The wine industry could lose a generation of customers if it doesn’t get better at capturing the attention of younger drinkers, according to a survey commissioned by Vinexpo.
In a study of 100 occasional wine drinkers aged 20-25 (20 each in London, Paris, Brussels, New York and Tokyo), focus group participants said they are curious about wine, but deterred by too many choices and styles, complex labelling and wine’s stuffy image.
At the same time, a study of over 500 18-25 year olds conducted by decanter.com confirmed that this age group is interested in wine, and eager to learn more.
‘The vast majority of respondents [to the decanter.com survey] don’t consider wine a culprit in binge-drinking,’ said editor-at-large Adam Lechmere.
‘Furthermore, they believe it’s their parents’ job – not the government’s – to teach them a responsible approach to consumption.’
Dubbed ‘the first generation’ of drinkers by Vinexpo CEO Robert Beynat, this age group views wine as a social lubricant and a source of pleasure without guilt.
Beynat added that in some instances, the young people surveyed indicated that they would welcome industry efforts to market wine directly to them.

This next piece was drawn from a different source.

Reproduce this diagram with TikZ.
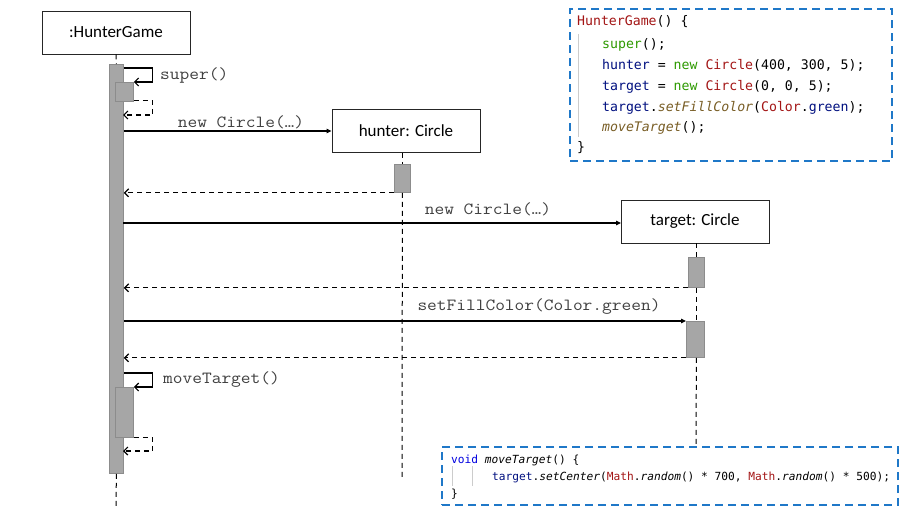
\documentclass[tikz,border=0pt]{standalone}
\usepackage{fontspec}
\usepackage{graphicx}
\setmainfont{Carlito}
\newfontfamily\code{DejaVu Sans Mono}
\usetikzlibrary{arrows.meta}
\definecolor{actfill}{HTML}{A6A6A6}
\definecolor{actdraw}{HTML}{8C8C8C}
\definecolor{codeblue}{HTML}{1F78C8}
\definecolor{kmaroon}{HTML}{A31515}
\definecolor{knavy}{HTML}{001080}
\definecolor{kgreen}{HTML}{2E9A00}
\definecolor{kolive}{HTML}{795E26}
\definecolor{kblue}{HTML}{0000E0}
\definecolor{lbl}{HTML}{404040}
\newcommand{\kM}[1]{\textcolor{kmaroon}{#1}}
\newcommand{\kN}[1]{\textcolor{knavy}{#1}}
\newcommand{\kG}[1]{\textcolor{kgreen}{#1}}
\newcommand{\kF}[1]{\textcolor{kolive}{\itshape #1}}
\newcommand{\kI}[1]{{\itshape #1}}
\newcommand{\kV}[1]{\textcolor{kblue}{#1}}
\newcommand{\msgtxt}[1]{\scalebox{1.11}[1]{#1}}
\tikzset{
  objbox/.style={draw=black!85, line width=0.9pt, fill=white, minimum width=148pt, minimum height=43pt, inner sep=0pt, font=\fontsize{17}{19}\selectfont},
  actbar/.style={draw=actdraw, fill=actfill, line width=0.8pt, inner sep=0pt, anchor=north west},
  life/.style={draw=black, line width=1pt, dash pattern=on 5pt off 4pt},
  callmsg/.style={draw=black, line width=1.2pt, -{Triangle[length=5pt,width=4.5pt]}},
  selfmsg/.style={draw=black, line width=1.2pt, -{Straight Barb[length=4pt,width=8pt,line width=1.2pt]}},
  retmsg/.style={draw=black, line width=1.2pt, dash pattern=on 5pt off 4pt, -{Straight Barb[length=4pt,width=8pt,line width=1.2pt]}},
  msglabel/.style={text=lbl, inner sep=0pt, font=\ttfamily\fontsize{17}{19}\selectfont},
  codebox/.style={draw=codeblue, line width=2.4pt, dash pattern=on 8pt off 5pt, inner sep=0pt, anchor=north west},
  codeA/.style={anchor=base west, inner sep=0pt, font=\code\fontsize{13.2}{15}\selectfont},
  codeB/.style={anchor=base west, inner sep=0pt, font=\code\fontsize{11.2}{13}\selectfont},
  guide/.style={draw=black!20, line width=0.8pt},
}
\begin{document}
\begin{tikzpicture}[x=1pt,y=-1pt]
\useasboundingbox[fill=white] (0,0) rectangle (900,506);

% object boxes
\node[objbox] (hg) at (116,32.5) {:HunterGame};
\node[objbox] (h) at (406,131) {hunter: Circle};
\node[objbox] (t) at (695,221.5) {target: Circle};

% activation bars
\node[actbar, minimum width=14pt, minimum height=409pt] (a1) at (109,64) {};
\node[actbar, minimum width=16pt, minimum height=28pt] (ha) at (394,164) {};
\node[actbar, minimum width=16pt, minimum height=30pt] (ta1) at (688,257) {};
\node[actbar, minimum width=18pt, minimum height=36pt] (ta2) at (686,321) {};
\node[actbar, minimum width=18pt, minimum height=19pt] (a2) at (115,82) {};
\node[actbar, minimum width=18pt, minimum height=50pt] (a3) at (115,387) {};

% lifelines
\coordinate (hgend) at (116,506);
\coordinate (hend) at (402,480);
\coordinate (tend) at (696,446);
\draw[life] (hg.south) -- (a1.north);
\draw[life] (a1.south) -- (hgend);
\draw[life] (h.south -| ha.north) -- (ha.north);
\draw[life] (ha.south) -- (hend);
\draw[life] (t.south -| ta1.north) -- (ta1.north);
\draw[life] (ta1.south) -- (ta1.south |- ta2.north);
\draw[life] (ta2.south -| ta1.south) -- (tend);

% super()
\coordinate (r1) at (123,115);
\draw[selfmsg] ([yshift=-4pt]a1.north east) -- ++(29,0) |- (a2.north east);
\draw[retmsg] ([yshift=1pt]a2.south east) -- ++(19,0) |- (r1);
\node[msglabel, anchor=west] (lsuper) at (160,75) {\msgtxt{super()}};

% new Circle hunter
\draw[callmsg] (h.west -| a1.east) -- (h.west);
\node[msglabel] (lnew1) at (241,122) {\msgtxt{new Circle(…)}};
\draw[retmsg] (ha.south west) -- (ha.south west -| a1.east);

% new Circle target
\coordinate (c2) at (123,223);
\coordinate (tw) at (621,223);
\draw[callmsg] (c2) -- (tw);
\node[msglabel] (lnew2) at (488,209) {\msgtxt{new Circle(…)}};
\draw[retmsg] (ta1.south west) -- (ta1.south west -| a1.east);

% setFillColor
\draw[callmsg] (ta2.north west -| a1.east) -- (ta2.north west);
\node[msglabel] (lfill) at (539,307) {\msgtxt{setFillColor(Color.green)}};
\draw[retmsg] (ta2.south west) -- (ta2.south west -| a1.east);

% moveTarget()
\coordinate (r2) at (123,451);
\draw[selfmsg] ([yshift=-309pt]a1.north east) -- ++(29,0) |- (a3.north east);
\draw[retmsg] (a3.south east) -- ++(19,0) |- (r2);
\node[msglabel, anchor=west] (lmove) at (163,380) {\msgtxt{moveTarget()}};

% code box 1
\node[codebox, minimum width=322pt, minimum height=152pt] (cb1) at (569,8) {};
\draw[guide] (578,34) -- (578,137);
\node[codeA] (l11) at (577,25) {\kM{HunterGame}() \{};
\node[codeA] (l12) at (602,48) {\kG{super}();};
\node[codeA] (l13) at (602,69) {\kN{hunter} = \kG{new} \kM{Circle}(400, 300, 5);};
\node[codeA] (l14) at (602,90) {\kN{target} = \kG{new} \kM{Circle}(0, 0, 5);};
\node[codeA] (l15) at (602,111) {\kN{target}.\kF{setFillColor}(\kM{Color}.\kN{green});};
\node[codeA] (l16) at (602,131) {\kF{moveTarget}();};
\node[codeA] (l17) at (577,151) {\}};

% code box 2
\node[codebox, minimum width=456pt, minimum height=58pt] (cb2) at (441,446) {};
\draw[guide] (452,466) -- (452,486);
\draw[guide] (472,466) -- (472,486);
\node[codeB] (l21) at (451,463) {\kV{void} \kI{moveTarget}() \{};
\node[codeB] (l22) at (492,480) {\kN{target}.\kI{setCenter}(\kM{Math}.\kI{random}() * 700, \kM{Math}.\kI{random}() * 500);};
\node[codeB] (l23) at (451,497) {\}};
\end{tikzpicture}
\end{document}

This finding was dismissed by Stephanie Doering, assistant sommelier at Gordon Ramsay’s Maze restaurant in London, who is 24.
‘Young people do not want to be treated differently, they just want to be taken more seriously,’ she said, describing her own experience as a customer in a respected wine shop where she felt ignored by the staff due to her youth and casual dress.
‘There is no need for a kind of Ikea kindergarten section for us in wine shops, but sommeliers and shop assistants need to be better trained at engaging with younger clients. As a sommelier I can tell you that if you make an effort to get them interested, they will spend more money.’